Há, portanto, duas noções de limbo - o dos adultos que dele foram retirados por Cristo e o das crianças não batizadas que jamais chegariam ao céu. A discussão dos teólogos no Vaticano limitou-se ao das crianças, porque o outro já não existe mais.

20 ANOS DE DEBATE

A Igreja debate essa questão há mais de 20 anos, desde quando João Paulo II pediu um parecer a especialistas que vinham se reunindo sob a coordenação da Congregação para a Doutrina da Fé, chefiada pelo cardeal Joseph Ratzinger, agora Bento XVI.

Existe hoje o consenso de que, muito mais do que um lugar, céu e inferno são uma situação definida pela visão beatífica ou pela falta dela.
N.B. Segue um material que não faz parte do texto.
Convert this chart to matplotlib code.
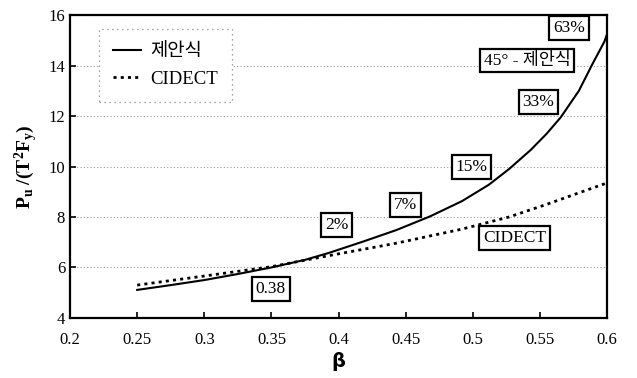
import matplotlib
matplotlib.use("Agg")
from matplotlib import pyplot as plt

# 제안식 곡선
beta_prop = [0.25, 0.275, 0.30, 0.325, 0.35, 0.375, 0.393, 0.418, 0.443, 0.468, 0.492,
             0.512, 0.527, 0.543, 0.555, 0.5655, 0.579, 0.589, 0.598, 0.60]
pu_prop = [5.11, 5.30, 5.50, 5.74, 6.00, 6.30, 6.58, 7.02, 7.48, 8.02, 8.63,
           9.28, 9.90, 10.65, 11.30, 11.95, 13.0, 14.05, 14.95, 15.25]
# CIDECT 곡선
beta_cid = [0.25, 0.30, 0.35, 0.393, 0.443, 0.492, 0.527, 0.555, 0.584, 0.60]
pu_cid = [5.30, 5.66, 6.03, 6.47, 6.96, 7.52, 8.00, 8.50, 9.05, 9.35]

# 박스 라벨
labels = ["63%", "45° - 제안식", "33%", "15%", "7%", "2%", "CIDECT", "0.38"]
label_x = [0.5717, 0.5405, 0.549, 0.499, 0.450, 0.3985, 0.531, 0.3495]
label_y = [15.48, 14.20, 12.55, 9.98, 8.48, 7.68, 7.17, 5.15]

xticks = [0.2, 0.25, 0.3, 0.35, 0.4, 0.45, 0.5, 0.55, 0.6]
yticks = [4, 6, 8, 10, 12, 14, 16]

plt.rcParams['font.family'] = ['Liberation Serif', 'Noto Sans CJK KR']
plt.rcParams['mathtext.fontset'] = 'custom'
plt.rcParams['mathtext.rm'] = 'Liberation Serif'
plt.rcParams['mathtext.bf'] = 'Liberation Serif:bold'

fig = plt.figure(figsize=(6.37, 3.78), dpi=100)
ax = fig.add_axes([0.110, 0.159, 0.843, 0.801])

ax.plot(beta_prop, pu_prop, color='black', lw=1.5, label='제안식')
ax.plot(beta_cid, pu_cid, color='black', lw=2.0, ls=(0, (1.1, 1.5)), label='CIDECT')

for t, x, y in zip(labels, label_x, label_y):
    ax.text(x, y, t, ha='center', va='center', fontsize=12.5,
            bbox=dict(boxstyle='square,pad=0.22', fc='white', ec='black', lw=1.6))

ax.set_xlim(0.2, 0.6)
ax.set_ylim(4, 16)
ax.set_xticks(xticks)
ax.set_xticklabels([f"{v:g}" for v in xticks], fontsize=12)
ax.set_yticks(yticks)
ax.set_yticklabels([str(v) for v in yticks], fontsize=12)
ax.tick_params(direction='in', length=4, width=1.2)
ax.tick_params(axis='x', pad=10)
ax.grid(axis='y', color='#999999', ls=(0, (1, 2)), lw=0.8)
for s in ax.spines.values():
    s.set_linewidth(1.6)

ax.set_xlabel('β', fontsize=14, fontweight='bold', family='DejaVu Sans', labelpad=3)
ax.set_ylabel('$\\mathbf{P_u}$ $\\mathbf{/(T^2F_y)}$', fontsize=14, labelpad=6)

leg = ax.legend(loc='upper left', bbox_to_anchor=(0.054, 0.954), borderaxespad=0,
                fontsize=13.5, handlelength=1.5, handletextpad=0.5, labelspacing=0.55,
                borderpad=0.75, fancybox=False, framealpha=1)
leg.get_frame().set_edgecolor('#888888')
leg.get_frame().set_linestyle((0, (1, 3)))
leg.get_frame().set_linewidth(0.9)

fig.savefig('out.png', dpi=100)
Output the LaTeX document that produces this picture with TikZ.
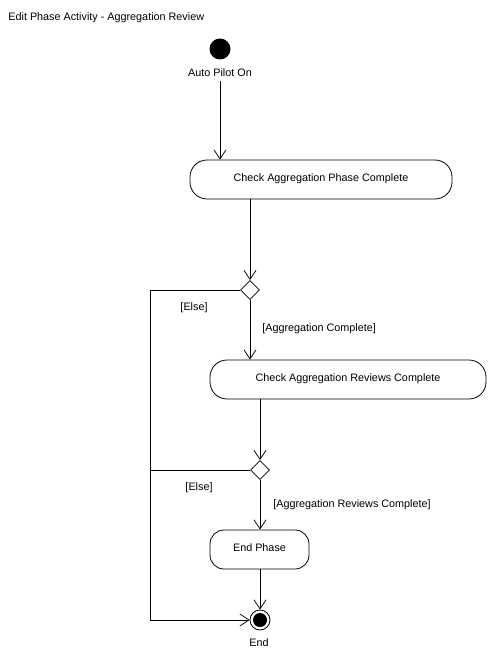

Céu é sinônimo do contato direto com Deus e inferno, o tormento pela privação eterna desse contato. A catequese utiliza imagens para descrever essa situação, apresentando os eleitos sorrindo entre nuvens e luzes no paraíso e os condenados gemendo nas chamas do inferno. Os mesmos recursos são usados para mostrar o purgatório, local provisório de provação, destinado àqueles que não podem ir direto ao céu porque cometeram faltas leves, mas não são mandados para o inferno porque não têm pecados mortais.

'O purgatório, uma espécie de clínica, é outra invenção teológica', afirma Boff, observando que também nesse caso se trata mais de um estado ou situação do que de um lugar. É essa a perspectiva de renomados teólogos modernos, entre os quais Ratzinger. 'A morte não é um acidente, mas o momento culminante da vida, no qual o 'sim' que traduz a adesão a Deus pode suprir o tormento', acrescenta Boff. Segundo o teólogo, 'o que purifica é o amor, não é a dor'.

O Catecismo da Igreja Católica, aprovado em 1992 por João Paulo II, não registra a palavra limbo. Limita-se a declarar que 'quanto às crianças mortas sem batismo, a Igreja só pode confiá-las à misericórdia de Deus'. É a reafirmação da posição de teólogos que há muito rejeitam o limbo. 'Esta teoria dificilmente pode ser conciliada com o dogma da vontade universal de Deus em favor da salvação, manifestada pela verdade de que Cristo morreu por todos', escreveu o alemão Bernhard Haering.

João Paulo II teria resistido à idéia do limbo por razões pessoais. Como ele perdeu uma irmã ainda bebê que não chegou a ser batizada, não conseguia imaginar que ela pudesse ficar para sempre nesse lugar, sem jamais ver a Deus.